--- start DATA EXTRACT ---
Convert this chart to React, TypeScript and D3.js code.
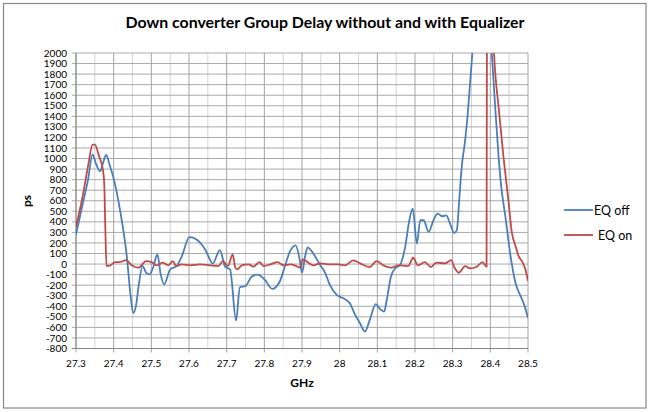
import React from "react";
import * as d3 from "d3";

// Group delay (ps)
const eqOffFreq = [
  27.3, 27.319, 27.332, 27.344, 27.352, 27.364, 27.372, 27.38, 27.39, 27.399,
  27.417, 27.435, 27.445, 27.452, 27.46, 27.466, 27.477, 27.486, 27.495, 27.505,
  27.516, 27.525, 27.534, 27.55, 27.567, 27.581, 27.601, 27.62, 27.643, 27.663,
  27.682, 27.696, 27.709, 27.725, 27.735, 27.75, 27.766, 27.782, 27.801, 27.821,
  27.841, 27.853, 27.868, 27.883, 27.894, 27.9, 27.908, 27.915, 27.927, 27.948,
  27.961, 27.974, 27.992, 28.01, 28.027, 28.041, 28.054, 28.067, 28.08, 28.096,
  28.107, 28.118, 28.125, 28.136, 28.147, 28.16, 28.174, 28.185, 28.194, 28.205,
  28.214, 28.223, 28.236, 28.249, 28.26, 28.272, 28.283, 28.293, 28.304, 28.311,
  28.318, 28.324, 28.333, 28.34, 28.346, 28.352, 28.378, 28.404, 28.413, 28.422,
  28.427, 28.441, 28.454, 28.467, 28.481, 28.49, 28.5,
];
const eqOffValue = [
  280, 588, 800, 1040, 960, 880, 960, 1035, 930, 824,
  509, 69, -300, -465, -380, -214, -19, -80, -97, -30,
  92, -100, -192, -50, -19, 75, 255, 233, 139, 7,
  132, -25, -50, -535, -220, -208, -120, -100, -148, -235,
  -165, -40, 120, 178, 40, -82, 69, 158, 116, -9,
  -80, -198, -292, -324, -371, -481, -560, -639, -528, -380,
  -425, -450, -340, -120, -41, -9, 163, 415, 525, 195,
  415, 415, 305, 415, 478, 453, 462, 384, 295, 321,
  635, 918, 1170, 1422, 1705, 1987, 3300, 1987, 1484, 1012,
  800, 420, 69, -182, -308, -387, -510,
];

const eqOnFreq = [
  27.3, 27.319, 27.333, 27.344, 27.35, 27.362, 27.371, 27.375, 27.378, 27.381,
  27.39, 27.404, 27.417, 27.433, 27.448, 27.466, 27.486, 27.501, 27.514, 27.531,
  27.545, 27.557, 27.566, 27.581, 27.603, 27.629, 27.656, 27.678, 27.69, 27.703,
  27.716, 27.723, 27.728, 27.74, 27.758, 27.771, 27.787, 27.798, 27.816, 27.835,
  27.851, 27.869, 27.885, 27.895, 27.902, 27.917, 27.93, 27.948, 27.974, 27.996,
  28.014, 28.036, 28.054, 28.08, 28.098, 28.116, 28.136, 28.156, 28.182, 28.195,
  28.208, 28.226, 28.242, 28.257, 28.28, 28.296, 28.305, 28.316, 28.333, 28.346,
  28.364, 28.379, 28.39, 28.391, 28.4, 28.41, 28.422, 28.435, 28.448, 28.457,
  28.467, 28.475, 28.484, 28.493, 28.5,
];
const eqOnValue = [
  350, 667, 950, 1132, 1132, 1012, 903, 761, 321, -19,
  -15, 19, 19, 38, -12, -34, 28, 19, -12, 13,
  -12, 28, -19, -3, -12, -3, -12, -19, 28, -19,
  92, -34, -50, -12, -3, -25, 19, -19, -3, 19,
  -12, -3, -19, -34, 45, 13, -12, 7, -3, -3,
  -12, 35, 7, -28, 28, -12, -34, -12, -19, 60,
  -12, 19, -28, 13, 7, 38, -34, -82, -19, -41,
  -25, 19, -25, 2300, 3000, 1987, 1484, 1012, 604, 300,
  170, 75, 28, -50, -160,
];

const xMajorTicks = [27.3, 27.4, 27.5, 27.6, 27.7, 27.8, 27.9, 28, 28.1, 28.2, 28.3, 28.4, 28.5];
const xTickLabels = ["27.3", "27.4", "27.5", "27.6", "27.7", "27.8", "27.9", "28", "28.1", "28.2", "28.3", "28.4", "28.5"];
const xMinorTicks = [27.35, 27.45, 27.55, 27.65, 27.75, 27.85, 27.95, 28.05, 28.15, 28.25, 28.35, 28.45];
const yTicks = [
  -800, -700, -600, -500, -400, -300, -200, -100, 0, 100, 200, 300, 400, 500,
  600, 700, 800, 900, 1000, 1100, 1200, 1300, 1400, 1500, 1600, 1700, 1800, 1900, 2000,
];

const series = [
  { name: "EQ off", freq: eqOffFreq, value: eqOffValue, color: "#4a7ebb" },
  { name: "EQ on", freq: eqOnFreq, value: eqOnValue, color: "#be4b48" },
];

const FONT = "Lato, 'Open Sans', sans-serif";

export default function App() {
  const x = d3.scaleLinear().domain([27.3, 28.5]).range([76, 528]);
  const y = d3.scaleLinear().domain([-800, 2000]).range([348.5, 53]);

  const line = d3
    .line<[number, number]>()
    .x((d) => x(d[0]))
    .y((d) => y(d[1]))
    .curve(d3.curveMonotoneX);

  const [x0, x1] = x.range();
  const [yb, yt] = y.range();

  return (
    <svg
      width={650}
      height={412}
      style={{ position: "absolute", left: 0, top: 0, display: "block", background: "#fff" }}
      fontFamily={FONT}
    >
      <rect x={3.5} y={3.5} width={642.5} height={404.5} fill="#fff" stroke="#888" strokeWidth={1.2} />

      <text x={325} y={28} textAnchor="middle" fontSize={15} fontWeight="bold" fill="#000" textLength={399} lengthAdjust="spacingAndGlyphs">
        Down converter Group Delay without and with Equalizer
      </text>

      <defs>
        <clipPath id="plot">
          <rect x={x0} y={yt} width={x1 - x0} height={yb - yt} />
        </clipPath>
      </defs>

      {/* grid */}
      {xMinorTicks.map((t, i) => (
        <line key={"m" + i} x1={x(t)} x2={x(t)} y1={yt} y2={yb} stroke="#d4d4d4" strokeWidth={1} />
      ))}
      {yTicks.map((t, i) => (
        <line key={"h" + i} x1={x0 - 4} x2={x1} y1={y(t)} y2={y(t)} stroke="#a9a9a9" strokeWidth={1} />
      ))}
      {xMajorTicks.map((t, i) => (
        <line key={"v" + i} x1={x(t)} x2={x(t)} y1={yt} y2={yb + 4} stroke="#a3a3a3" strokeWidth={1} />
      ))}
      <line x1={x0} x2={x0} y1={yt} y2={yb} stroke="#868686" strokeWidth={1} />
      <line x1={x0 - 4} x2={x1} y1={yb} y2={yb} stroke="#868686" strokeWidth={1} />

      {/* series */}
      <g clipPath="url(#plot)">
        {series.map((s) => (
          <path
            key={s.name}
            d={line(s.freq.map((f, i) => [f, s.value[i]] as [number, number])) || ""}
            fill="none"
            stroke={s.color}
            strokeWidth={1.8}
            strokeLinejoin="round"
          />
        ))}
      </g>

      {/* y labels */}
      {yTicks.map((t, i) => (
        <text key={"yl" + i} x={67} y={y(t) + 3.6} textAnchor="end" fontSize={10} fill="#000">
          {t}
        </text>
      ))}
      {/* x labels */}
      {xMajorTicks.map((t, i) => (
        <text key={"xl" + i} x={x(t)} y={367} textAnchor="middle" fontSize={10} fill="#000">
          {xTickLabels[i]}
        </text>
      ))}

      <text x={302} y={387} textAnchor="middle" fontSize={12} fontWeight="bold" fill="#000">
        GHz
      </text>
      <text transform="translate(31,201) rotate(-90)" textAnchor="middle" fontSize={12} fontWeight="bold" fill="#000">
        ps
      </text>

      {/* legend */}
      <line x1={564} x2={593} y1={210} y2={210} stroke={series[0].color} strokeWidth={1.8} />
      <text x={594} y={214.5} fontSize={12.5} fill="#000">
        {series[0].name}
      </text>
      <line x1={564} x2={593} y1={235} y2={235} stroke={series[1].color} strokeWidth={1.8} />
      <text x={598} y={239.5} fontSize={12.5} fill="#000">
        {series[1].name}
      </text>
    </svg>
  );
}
--- end DATA EXTRACT ---
WRITTEN REQUEST: Transcribe the opening line of the listing above, please, and every line after it through the line with "import * as", word for word, without pictures.

RESPONSE TO THE TASK:
Convert this chart to React, TypeScript and D3.js code.
import React from "react";
import * as d3 from "d3";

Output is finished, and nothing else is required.